Print exactly, please, the lines from the top of the entries below up to and including the line with "0.28, 0.55, 0.95];", and nothing else; pictures are excluded.

***** LISTED ENTRIES

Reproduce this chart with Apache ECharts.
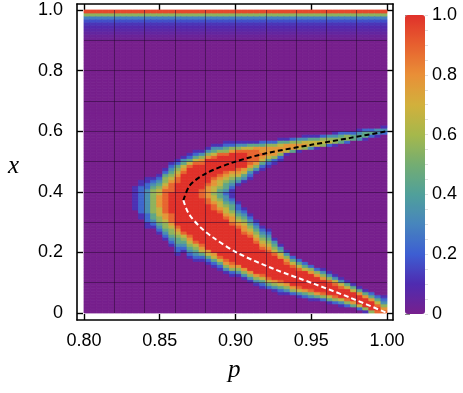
<!DOCTYPE html>
<html>
<head>
<meta charset="utf-8">
<script src="https://cdn.jsdelivr.net/npm/echarts@6/dist/echarts.min.js"></script>
<style>
  html, body { margin: 0; padding: 0; background: #fff; }
  #chart { width: 463px; height: 393px; }
</style>
</head>
<body>
<div id="chart"></div>
<script>
// tick labels
const pTicks = [0.80, 0.85, 0.90, 0.95, 1.00];
const xTicks = [0, 0.2, 0.4, 0.6, 0.8, 1.0];
const colorTicks = [0, 0.2, 0.4, 0.6, 0.8, 1.0];

// heatmap cells: 50 columns in p (0.800 - 1.000, step 0.004), 100 rows in x (step 0.01)
const pStart = 0.8, pStep = 0.004, nCols = 50;
const xStep = 0.01, nRows = 100;

// strip along x = 1, rows 90..99
const topBand = [0.02, 0.03, 0.05, 0.07, 0.09, 0.12, 0.17, 0.28, 0.55, 0.95];

// ridge: [column, first row, levels 0-9 going up in x]
const ridge = [
  [8, 34, "11111111"],
  [9, 31, "1122222222211"],
  [10, 28, "11222333333332211"],
  [11, 28, "12344555555554321"],
  [12, 26, "12345566677776654321"],
  [13, 24, "123455677888888887655421"],
  [14, 22, "1234556788899999998887654321"],
  [15, 19, "1223445678" + "99999999999999" + "88765421"],
  [16, 20, "1234568" + "9999999999999999999" + "876431"],
  [17, 18, "12345678" + "9999999999999999999999" + "86421"],
  [18, 17, "1234568" + "9999999999999999999999999" + "86421"],
  [19, 17, "124678" + "999999999999999" + "888" + "99999999" + "87531"],
  [20, 16, "12467" + "999999999999999" + "8877778" + "99999999" + "7531"],
  [21, 15, "12467" + "99999999999999" + "88766566778" + "999999" + "86431"],
  [22, 14, "12468" + "99999999999999" + "8766544456678" + "999999" + "8531"],
  [23, 13, "13578" + "9999999999999" + "8766543323445678" + "99999" + "85421"],
  [24, 12, "12578" + "999999999999" + "877654432111234567" + "999999" + "7521"],
  [25, 12, "13579" + "9999999999" + "9876543221"], [25, 42, "134678" + "99999" + "8531"],
  [26, 11, "13579" + "9999999999" + "877654321"], [26, 43, "13467999998631"],
  [27, 10, "13579" + "999999999" + "987654321"], [27, 44, "1235788888641"],
  [28, 9, "13579" + "99999999" + "987654321"], [28, 46, "13578888741"],
  [29, 8, "12468" + "9999999" + "987654321"], [29, 47, "1246787742"],
  [30, 8, "24689" + "999999" + "987654321"], [30, 48, "124677752"],
  [31, 7, "13579" + "999999" + "9865431"], [31, 49, "12577752"],
  [32, 6, "124689" + "99999" + "976431"], [32, 50, "12577641"],
  [33, 6, "13579" + "99999" + "87531"], [33, 52, "167741"],
  [34, 6, "2579" + "99999" + "8642"], [34, 53, "47752"],
  [35, 5, "13689" + "9999" + "8642"], [35, 53, "16753"],
  [36, 5, "2479" + "9999" + "9642"], [36, 54, "57631"],
  [37, 4, "13589" + "999" + "9752"], [37, 54, "36641"],
  [38, 4, "1479" + "999" + "9752"], [38, 54, "16641"],
  [39, 4, "2589" + "99" + "97531"], [39, 55, "5652"],
  [40, 3, "1469" + "999" + "8531"], [40, 55, "2653"],
  [41, 3, "2589" + "99" + "8631"], [41, 55, "15531"],
  [42, 2, "1369" + "99" + "8631"], [42, 56, "4542"],
  [43, 2, "2589" + "9" + "9641"], [43, 56, "2552"],
  [44, 2, "479" + "99" + "641"], [44, 57, "442"],
  [45, 1, "269" + "99" + "741"], [45, 57, "3431"],
  [46, 0, "15" + "999" + "741"], [46, 57, "1442"],
  [47, 0, "5999742"], [47, 58, "242"],
  [48, 0, "898642"], [48, 58, "133"],
  [49, 0, "875321"], [49, 59, "231"]
];

// dashed curves, [p, x]
const upperBranch = [[0.8656, 0.372], [0.870, 0.422], [0.881, 0.462], [0.899, 0.498], [0.921, 0.528], [0.950, 0.555], [0.976, 0.578], [1.0, 0.600]];
const lowerBranch = [[0.8656, 0.372], [0.869, 0.329], [0.877, 0.282], [0.885, 0.25], [0.901, 0.199], [0.925, 0.146], [0.952, 0.096], [0.976, 0.050], [1.0, 0.0]];

const cmap = ['#77208d', '#4f2bb0', '#3d5ed2', '#4785bd', '#50a09a', '#74ad72', '#a6b84b', '#d2b03c', '#e98f37', '#e7602f', '#e0312a'];

// build cells: [p of left edge, x of bottom edge, value]
const vals = [];
for (let c = 0; c < nCols; c++) {
  vals.push([]);
  for (let r = 0; r < nRows; r++) vals[c].push(r >= 90 ? topBand[r - 90] : 0);
}
ridge.forEach(([c, r0, s]) => {
  for (let i = 0; i < s.length; i++) vals[c][r0 + i] = +s[i] / 9;
});
const cells = [];
for (let c = 0; c < nCols; c++)
  for (let r = 0; r < nRows; r++) cells.push([pStart + pStep * c, xStep * r, vals[c][r]]);

// frame: heatmap spans 84..387 px (p) and 313..10 px (x); frame is 77..393, 4..320
const pxPerP = 303 / 0.2, pxPerX = 303;
const pMin = 0.8 - 7 / pxPerP, pMax = 1.0 + 6 / pxPerP;
const xMin = -7 / pxPerX, xMax = 1.0 + 6 / pxPerX;

const fmtX = v => (Math.abs(v) < 1e-9 ? '0' : v.toFixed(1));
const font = 'Liberation Sans';
const frameLine = { show: true, onZero: false, lineStyle: { color: '#000', width: 1.6 } };
const tickIn = { show: true, inside: true, length: 6, lineStyle: { color: '#000', width: 1.4 } };
const gridLine = { color: 'rgba(35,5,45,0.5)', width: 1 };

function renderCell(params, api) {
  const a = api.coord([api.value(0), api.value(1) + xStep]);
  const b = api.coord([api.value(0) + pStep, api.value(1)]);
  const color = api.visual('color');
  return {
    type: 'rect',
    shape: { x: a[0], y: a[1], width: b[0] - a[0], height: b[1] - a[1] },
    style: { fill: color, stroke: color, lineWidth: 0.8 }
  };
}

const chart = echarts.init(document.getElementById('chart'));
chart.setOption({
  animation: false,
  backgroundColor: '#fff',
  grid: [
    { left: 77, top: 4, width: 316, height: 316, outerBoundsMode: 'none' },
    { left: 84, top: 10, width: 303, height: 303, outerBoundsMode: 'none' },
    { left: 405, top: 15, width: 20, height: 299, outerBoundsMode: 'none' }
  ],
  xAxis: [
    { gridIndex: 0, type: 'value', min: pMin, max: pMax, position: 'bottom',
      axisLine: frameLine,
      axisTick: Object.assign({ customValues: pTicks }, tickIn),
      axisLabel: { customValues: pTicks, formatter: v => v.toFixed(2), margin: 12,
        fontFamily: font, fontSize: 18, color: '#000' },
      splitLine: { show: false } },
    { gridIndex: 0, type: 'value', min: pMin, max: pMax, position: 'top',
      axisLine: frameLine,
      axisTick: Object.assign({ customValues: pTicks }, tickIn),
      axisLabel: { show: false }, splitLine: { show: false } },
    { gridIndex: 1, type: 'value', min: 0.8, max: 1.0, interval: 0.02, z: 5,
      axisLine: { show: false }, axisTick: { show: false }, axisLabel: { show: false },
      splitLine: { show: true, showMinLine: false, showMaxLine: false, lineStyle: gridLine } },
    { gridIndex: 2, type: 'value', show: false, min: 0, max: 1 }
  ],
  yAxis: [
    { gridIndex: 0, type: 'value', min: xMin, max: xMax, position: 'left',
      axisLine: frameLine,
      axisTick: Object.assign({ customValues: xTicks }, tickIn),
      axisLabel: { customValues: xTicks, formatter: fmtX, margin: 14,
        fontFamily: font, fontSize: 18, color: '#000' },
      splitLine: { show: false } },
    { gridIndex: 0, type: 'value', min: xMin, max: xMax, position: 'right',
      axisLine: frameLine,
      axisTick: Object.assign({ customValues: xTicks }, tickIn),
      axisLabel: { show: false }, splitLine: { show: false } },
    { gridIndex: 1, type: 'value', min: 0, max: 1, interval: 0.1, z: 5,
      axisLine: { show: false }, axisTick: { show: false }, axisLabel: { show: false },
      splitLine: { show: true, showMinLine: false, showMaxLine: false, lineStyle: gridLine } },
    { gridIndex: 2, type: 'value', min: 0, max: 1, interval: 0.2, position: 'right',
      axisLine: { show: false },
      axisTick: { show: true, length: 5, lineStyle: { color: '#888', width: 1 } },
      axisLabel: { customValues: colorTicks, formatter: fmtX, margin: 7,
        fontFamily: font, fontSize: 18, color: '#000' },
      splitLine: { show: false } },
    // faint minor ticks beside the colour bar
    { gridIndex: 2, type: 'value', min: 0, max: 1, interval: 0.05, position: 'right',
      axisLine: { show: false },
      axisTick: { show: true, length: 3, lineStyle: { color: '#ddd', width: 1 } },
      axisLabel: { show: false }, splitLine: { show: false } }
  ],
  visualMap: {
    type: 'continuous', min: 0, max: 1, seriesIndex: 0, dimension: 2,
    calculable: false, orient: 'vertical', left: 405, top: 15, padding: 0,
    itemWidth: 20, itemHeight: 299,
    inRange: { color: cmap }
  },
  graphic: [
    { type: 'text', left: 8, top: 154, style: { text: 'x', font: 'italic 25px "Liberation Serif"', fill: '#000' } },
    { type: 'text', left: 228, top: 358, style: { text: 'p', font: 'italic 25px "Liberation Serif"', fill: '#000' } }
  ],
  series: [
    { type: 'custom', xAxisIndex: 0, yAxisIndex: 0, data: cells, silent: true,
      encode: { x: 0, y: 1 }, renderItem: renderCell, z: 2 },
    { type: 'line', xAxisIndex: 0, yAxisIndex: 0, data: upperBranch, smooth: 0.3,
      showSymbol: false, z: 6, lineStyle: { color: '#000', width: 2, type: [5, 3] } },
    { type: 'line', xAxisIndex: 0, yAxisIndex: 0, data: lowerBranch, smooth: 0.3,
      showSymbol: false, z: 6, lineStyle: { color: '#fff', width: 2, type: [5, 3] } }
  ]
});
</script>
</body>
</html>
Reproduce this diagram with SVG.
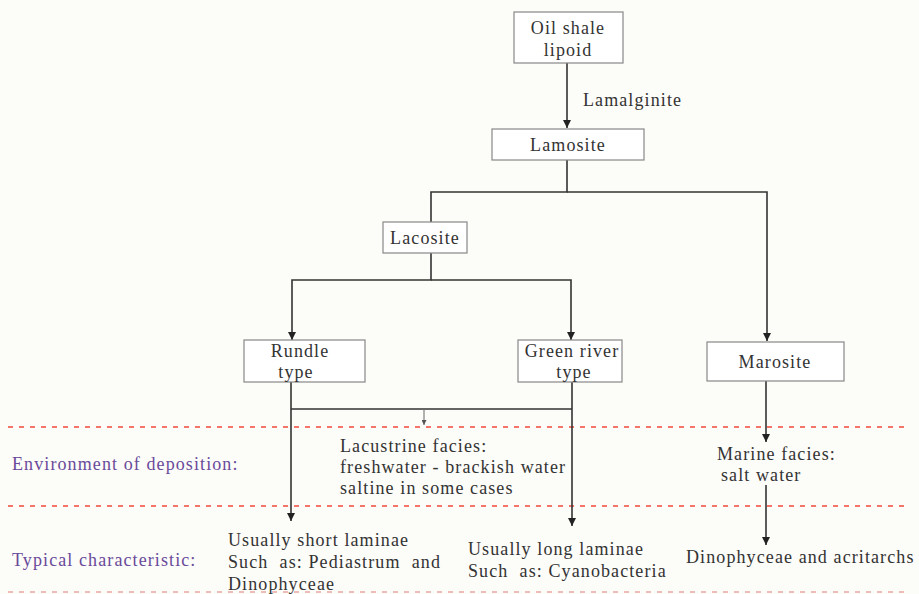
<svg xmlns="http://www.w3.org/2000/svg" width="919" height="594" viewBox="0 0 919 594">
<defs>
<marker id="ah" viewBox="0 0 10 10" refX="10" refY="5" markerWidth="8" markerHeight="8" markerUnits="userSpaceOnUse" orient="auto"><path d="M0,0 L10,5 L0,10 Z" fill="#222"/></marker>
<marker id="ahs" viewBox="0 0 10 10" refX="10" refY="5" markerWidth="5" markerHeight="5" markerUnits="userSpaceOnUse" orient="auto"><path d="M0,0 L10,5 L0,10 Z" fill="#555"/></marker>
<style>
.box{fill:#fff;stroke:#888;stroke-width:1.2}
.t{font-family:"Liberation Serif","Times New Roman",serif;font-size:18px;fill:#333;letter-spacing:1.1px}
.p{font-family:"Liberation Serif","Times New Roman",serif;font-size:18px;fill:#6a4a9a;letter-spacing:1.1px}
.c{text-anchor:middle}
.ln{fill:none;stroke:#333;stroke-width:1.6}
.dash{stroke:#f04a3a;stroke-width:1.5;stroke-dasharray:5,6}
</style>
</defs>
<rect width="919" height="594" fill="#fcfcf8"/>
<g id="guides">
<line class="dash" x1="8" y1="427" x2="905" y2="427"/>
<line class="dash" x1="8" y1="506" x2="905" y2="506"/>
<line x1="8" y1="592" x2="905" y2="592" stroke="#e8a8a8" stroke-width="1.5" stroke-dasharray="5,6"/>
</g>
<g id="connectors">
<line class="ln" x1="567" y1="63" x2="567" y2="128" marker-end="url(#ah)"/>
<polyline class="ln" points="567,160 567,192 431,192 431,222"/>
<polyline class="ln" points="567,192 767,192 767,341" marker-end="url(#ah)"/>
<polyline class="ln" points="431,253 431,280 292,280 292,340" marker-end="url(#ah)"/>
<polyline class="ln" points="431,280 571,280 571,340" marker-end="url(#ah)"/>
<line class="ln" x1="291" y1="382" x2="291" y2="521" marker-end="url(#ah)"/>
<line class="ln" x1="572" y1="382" x2="572" y2="526" marker-end="url(#ah)"/>
<line class="ln" x1="291" y1="409" x2="572" y2="409"/>
<line x1="424" y1="409" x2="424" y2="425" stroke="#666" stroke-width="1" marker-end="url(#ahs)"/>
<line class="ln" x1="766" y1="381" x2="766" y2="442" marker-end="url(#ah)"/>
<line class="ln" x1="766" y1="485" x2="766" y2="545" marker-end="url(#ah)"/>
</g>
<g id="oil-shale-lipoid">
<rect class="box" x="514" y="12" width="109" height="51"/>
<text class="t c" x="568" y="34">Oil shale</text>
<text class="t c" x="568" y="56">lipoid</text>
</g>
<text class="t" x="583" y="106">Lamalginite</text>
<g id="lamosite">
<rect class="box" x="492" y="129" width="152" height="31"/>
<text class="t c" x="568" y="151">Lamosite</text>
</g>
<g id="lacosite">
<rect class="box" x="383" y="222" width="84" height="31"/>
<text class="t c" x="425" y="244">Lacosite</text>
</g>
<g id="rundle-type">
<rect class="box" x="244" y="340" width="121" height="42"/>
<text class="t c" x="300" y="357">Rundle</text>
<text class="t c" x="296" y="378">type</text>
</g>
<g id="green-river-type">
<rect class="box" x="518" y="340" width="104" height="42"/>
<text class="t c" x="572" y="357">Green river</text>
<text class="t c" x="574" y="378">type</text>
</g>
<g id="marosite">
<rect class="box" x="707" y="342" width="137" height="39"/>
<text class="t c" x="775" y="368">Marosite</text>
</g>
<g id="labels">
<text class="p" x="12" y="470">Environment of deposition:</text>
<text class="p" x="12" y="566">Typical characteristic:</text>
<text class="t" x="340" y="452">Lacustrine facies:</text>
<text class="t" x="340" y="473">freshwater - brackish water</text>
<text class="t" x="340" y="494">saltine in some cases</text>
<text class="t" x="717" y="460">Marine facies:</text>
<text class="t" x="721" y="481">salt water</text>
<text class="t" x="228" y="546">Usually short laminae</text>
<text class="t" x="228" y="568" xml:space="preserve">Such  as: Pediastrum  and</text>
<text class="t" x="228" y="590">Dinophyceae</text>
<text class="t" x="468" y="555">Usually long laminae</text>
<text class="t" x="468" y="577" xml:space="preserve">Such  as: Cyanobacteria</text>
<text class="t" x="686" y="563">Dinophyceae and acritarchs</text>
</g>
</svg>
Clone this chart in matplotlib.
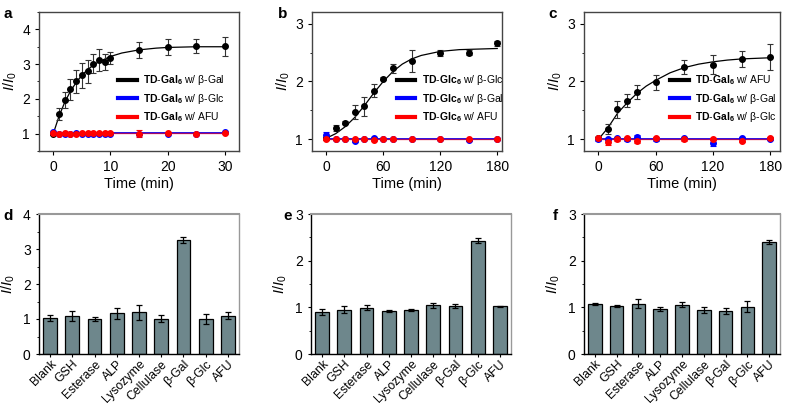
import numpy as np
import matplotlib.pyplot as plt
from matplotlib.ticker import MultipleLocator

plt.rcParams['font.family'] = ['Liberation Sans', 'DejaVu Sans']
plt.rcParams['mathtext.fontset'] = 'custom'
plt.rcParams['mathtext.rm'] = 'Liberation Sans'
plt.rcParams['mathtext.it'] = 'Liberation Sans:italic'
plt.rcParams['mathtext.bf'] = 'Liberation Sans:bold'

# ---- panel a: TD-Gal6 kinetics (30 min) ----
t_a = [0, 1, 2, 3, 4, 5, 6, 7, 8, 9, 10, 15, 20, 25, 30]
a_gal = [1.0, 1.57, 1.97, 2.28, 2.50, 2.68, 2.79, 3.01, 3.12, 3.07, 3.17, 3.41, 3.49, 3.52, 3.51]
a_gal_err = [0.03, 0.17, 0.23, 0.30, 0.32, 0.36, 0.34, 0.27, 0.31, 0.23, 0.18, 0.24, 0.23, 0.19, 0.27]
a_glc = [1.04, 1.0, 1.0, 1.0, 1.01, 1.0, 1.0, 0.99, 1.0, 1.0, 1.0, 1.0, 1.0, 1.0, 1.04]
a_glc_err = [0.02] * 15
a_afu = [1.02, 0.98, 1.02, 0.99, 1.0, 1.03, 1.01, 1.02, 1.02, 1.03, 1.03, 1.0, 1.03, 1.0, 1.03]
a_afu_err = [0.02, 0.02, 0.02, 0.02, 0.02, 0.02, 0.02, 0.02, 0.02, 0.02, 0.02, 0.1, 0.02, 0.02, 0.02]
a_fit_t = [0, 1, 2, 3, 4, 5, 6, 7, 8, 10, 12, 15, 18, 20, 25, 30]
a_fit = [1.0, 1.5, 1.9, 2.22, 2.47, 2.68, 2.84, 2.97, 3.07, 3.22, 3.32, 3.41, 3.46, 3.48, 3.50, 3.50]

# ---- panel b: TD-Glc6 kinetics (180 min) ----
t_b = [0, 10, 20, 30, 40, 50, 60, 70, 90, 120, 150, 180]
b_glc = [1.02, 1.20, 1.29, 1.48, 1.57, 1.84, 2.05, 2.23, 2.36, 2.49, 2.50, 2.66]
b_glc_err = [0.03, 0.05, 0.03, 0.12, 0.16, 0.11, 0.03, 0.08, 0.19, 0.05, 0.04, 0.04]
b_gal = [1.07, 1.0, 1.0, 0.97, 1.0, 1.02, 1.0, 1.0, 1.0, 1.01, 0.99, 1.0]
b_gal_err = [0.05, 0.01, 0.01, 0.02, 0.01, 0.02, 0.01, 0.01, 0.01, 0.01, 0.01, 0.01]
b_afu = [1.0, 1.0, 1.0, 1.0, 1.01, 0.99, 1.01, 1.0, 1.01, 1.0, 1.0, 1.01]
b_afu_err = [0.01] * 12
b_fit_t = [0, 10, 20, 30, 40, 50, 60, 70, 80, 90, 100, 120, 140, 160, 180]
b_fit = [1.02, 1.1, 1.22, 1.38, 1.58, 1.8, 2.0, 2.17, 2.3, 2.39, 2.45, 2.52, 2.55, 2.56, 2.57]

# ---- panel c: TD-Gal6 with AFU (180 min) ----
t_c = [0, 10, 20, 30, 40, 60, 90, 120, 150, 180]
c_afu = [1.02, 1.18, 1.52, 1.67, 1.82, 1.99, 2.25, 2.29, 2.39, 2.42]
c_afu_err = [0.02, 0.09, 0.15, 0.11, 0.12, 0.13, 0.12, 0.16, 0.14, 0.22]
c_gal = [1.0, 1.01, 1.02, 1.0, 1.04, 1.0, 1.02, 0.94, 1.02, 1.01]
c_gal_err = [0.02, 0.02, 0.02, 0.02, 0.03, 0.02, 0.02, 0.05, 0.02, 0.02]
c_glc = [1.03, 0.96, 1.0, 1.03, 0.97, 1.02, 1.0, 1.01, 0.98, 1.02]
c_glc_err = [0.02, 0.05, 0.02, 0.02, 0.04, 0.02, 0.02, 0.02, 0.02, 0.02]
c_fit_t = [0, 10, 20, 30, 40, 50, 60, 75, 90, 105, 120, 135, 150, 165, 180]
c_fit = [1.0, 1.2, 1.45, 1.63, 1.79, 1.92, 2.02, 2.15, 2.24, 2.3, 2.34, 2.37, 2.39, 2.4, 2.41]

# ---- panels d-f: selectivity bars ----
enzymes = ['Blank', 'GSH', 'Esterase', 'ALP', 'Lysozyme', 'Cellulase', 'β-Gal', 'β-Glc', 'AFU']
d_vals = [1.02, 1.09, 1.0, 1.16, 1.19, 1.01, 3.26, 0.99, 1.10]
d_err = [0.09, 0.15, 0.07, 0.15, 0.22, 0.10, 0.09, 0.14, 0.10]
e_vals = [0.90, 0.95, 0.99, 0.92, 0.95, 1.04, 1.03, 2.43, 1.02]
e_err = [0.07, 0.07, 0.05, 0.03, 0.02, 0.06, 0.05, 0.06, 0.01]
f_vals = [1.08, 1.03, 1.08, 0.97, 1.06, 0.94, 0.92, 1.01, 2.40]
f_err = [0.02, 0.03, 0.09, 0.04, 0.06, 0.07, 0.07, 0.12, 0.05]

W, H = 786, 405
fig = plt.figure(figsize=(W / 100, H / 100), dpi=100)


def px_axes(left, right, top, bottom):
    return fig.add_axes([left / W, (H - bottom) / H, (right - left) / W, (bottom - top) / H])


def lbl(probe, enzyme):
    return r'$\mathbf{TD}$' + r'$\mathbf{\text{-}}$' + r'$\mathbf{' + probe + r'_6}$' + ' w/ ' + enzyme


def kinetics(ax, t, series, fits, labels, leg_x):
    colors = ['black', 'blue', 'red']
    ft, fy = fits
    ax.plot(ft, fy, color='black', lw=0.9, zorder=2)
    ax.plot([t[0], t[-1]], [1.005, 1.005], color='blue', lw=1.3, zorder=2)
    ax.plot([t[0], t[-1]], [1.01, 1.01], color='red', lw=1.0, alpha=0.6, zorder=2)
    handles = []
    for (vals, errs), c, lab in zip(series, colors, labels):
        ax.errorbar(t, vals, yerr=errs, fmt='o', ms=4, color=c, ecolor='#333333' if c == 'black' else c,
                    elinewidth=0.8, capsize=2, capthick=0.8, zorder=3)
        h, = ax.plot([], [], color=c, lw=3, label=lab)
        handles.append(h)
    ax.legend(handles=handles, loc='center left', bbox_to_anchor=(leg_x, 0.375), frameon=False,
              fontsize=7.5, handlelength=1.8, handletextpad=0.6, labelspacing=0.45,
              borderpad=0, borderaxespad=0)
    for s in ax.spines.values():
        s.set_color('#444444')
        s.set_linewidth(1.0)
    ax.tick_params(axis='both', which='major', direction='out', length=3, labelsize=10, width=0.8)
    ax.tick_params(axis='y', which='minor', direction='out', length=1.5, width=0.6)
    ax.set_xlabel('Time (min)', fontsize=10.5, labelpad=2)
    ax.set_ylabel(r'$I/I_0$', fontsize=10.5, labelpad=2)


def bars(ax, vals, errs, ymax):
    x = np.arange(len(enzymes))
    ax.bar(x, vals, width=0.62, color='#6e878c', edgecolor='black', linewidth=0.9, zorder=2)
    ax.errorbar(x, vals, yerr=errs, fmt='none', ecolor='black', elinewidth=0.9, capsize=2.5,
                capthick=0.9, zorder=3)
    ax.set_xlim(-0.5, len(enzymes) - 0.5)
    ax.set_ylim(0, ymax)
    ax.yaxis.set_major_locator(MultipleLocator(1))
    ax.yaxis.set_minor_locator(MultipleLocator(0.5))
    ax.set_xticks(x)
    ax.spines['top'].set_color('#999999')
    ax.spines['right'].set_color('#999999')
    ax.spines['top'].set_linewidth(1.5)
    ax.spines['right'].set_linewidth(1.0)
    ax.spines['left'].set_linewidth(1.0)
    ax.spines['bottom'].set_linewidth(1.0)
    ax.tick_params(axis='y', which='major', direction='out', length=2.5, labelsize=10, width=0.8)
    ax.tick_params(axis='x', which='major', direction='out', length=2, width=0.8, pad=1)
    ax.tick_params(axis='y', which='minor', direction='out', length=1.5, width=0.6)
    ax.set_xticklabels(enzymes, rotation=45, ha='right', rotation_mode='anchor', fontsize=8.8)
    ax.set_ylabel(r'$I/I_0$', fontsize=10.5, labelpad=4)


# panel a
ax_a = px_axes(39, 239, 12, 151)
kinetics(ax_a, t_a, [(a_gal, a_gal_err), (a_glc, a_glc_err), (a_afu, a_afu_err)], (a_fit_t, a_fit),
         [lbl('Gal', 'β-Gal'), lbl('Gal', 'β-Glc'), lbl('Gal', 'AFU')], 0.395)
ax_a.set_xlim(-2.5, 32.5)
ax_a.set_ylim(0.5, 4.5)
ax_a.set_xticks([0, 10, 20, 30])
ax_a.set_yticks([1, 2, 3, 4])
ax_a.yaxis.set_minor_locator(MultipleLocator(0.5))

# panel b
ax_b = px_axes(312, 502, 12, 151)
kinetics(ax_b, t_b, [(b_glc, b_glc_err), (b_gal, b_gal_err), (b_afu, b_afu_err)], (b_fit_t, b_fit),
         [lbl('Glc', 'β-Glc'), lbl('Glc', 'β-Gal'), lbl('Glc', 'AFU')], 0.445)
ax_b.set_xlim(-15, 185)
ax_b.set_ylim(0.8, 3.2)
ax_b.set_xticks([0, 60, 120, 180])
ax_b.set_yticks([1, 2, 3])
ax_b.yaxis.set_minor_locator(MultipleLocator(0.5))

# panel c
ax_c = px_axes(584, 780, 12, 151)
kinetics(ax_c, t_c, [(c_afu, c_afu_err), (c_gal, c_gal_err), (c_glc, c_glc_err)], (c_fit_t, c_fit),
         [lbl('Gal', 'AFU'), lbl('Gal', 'β-Gal'), lbl('Gal', 'β-Glc')], 0.44)
ax_c.set_xlim(-15, 190)
ax_c.set_ylim(0.8, 3.2)
ax_c.set_xticks([0, 60, 120, 180])
ax_c.set_yticks([1, 2, 3])
ax_c.yaxis.set_minor_locator(MultipleLocator(0.5))

# bottom row
ax_d = px_axes(39, 239, 214, 354)
bars(ax_d, d_vals, d_err, 4)
ax_e = px_axes(311, 511, 214, 354)
bars(ax_e, e_vals, e_err, 3)
ax_f = px_axes(584, 780, 214, 354)
bars(ax_f, f_vals, f_err, 3)

for letter, x, y in [('a', 3, 14), ('b', 278, 14), ('c', 548, 14),
                     ('d', 3, 216), ('e', 283, 216), ('f', 553, 216)]:
    fig.text(x / W, 1 - y / H, letter, fontsize=11, fontweight='bold', va='center', ha='left')

fig.savefig('out.png', dpi=100, facecolor='white')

**********

▶ [ANSWER BELOW]:
Reproduce this chart with Apache ECharts.
<!DOCTYPE html>
<html>
<head>
<meta charset="utf-8">
<script src="https://cdn.jsdelivr.net/npm/echarts@6/dist/echarts.min.js"></script>
<style>
  html, body { margin: 0; padding: 0; background: #fff; }
  #chart { width: 463px; height: 393px; }
</style>
</head>
<body>
<div id="chart"></div>
<script>
// tick labels
const pTicks = [0.80, 0.85, 0.90, 0.95, 1.00];
const xTicks = [0, 0.2, 0.4, 0.6, 0.8, 1.0];
const colorTicks = [0, 0.2, 0.4, 0.6, 0.8, 1.0];

// heatmap cells: 50 columns in p (0.800 - 1.000, step 0.004), 100 rows in x (step 0.01)
const pStart = 0.8, pStep = 0.004, nCols = 50;
const xStep = 0.01, nRows = 100;

// strip along x = 1, rows 90..99
const topBand = [0.02, 0.03, 0.05, 0.07, 0.09, 0.12, 0.17, 0.28, 0.55, 0.95];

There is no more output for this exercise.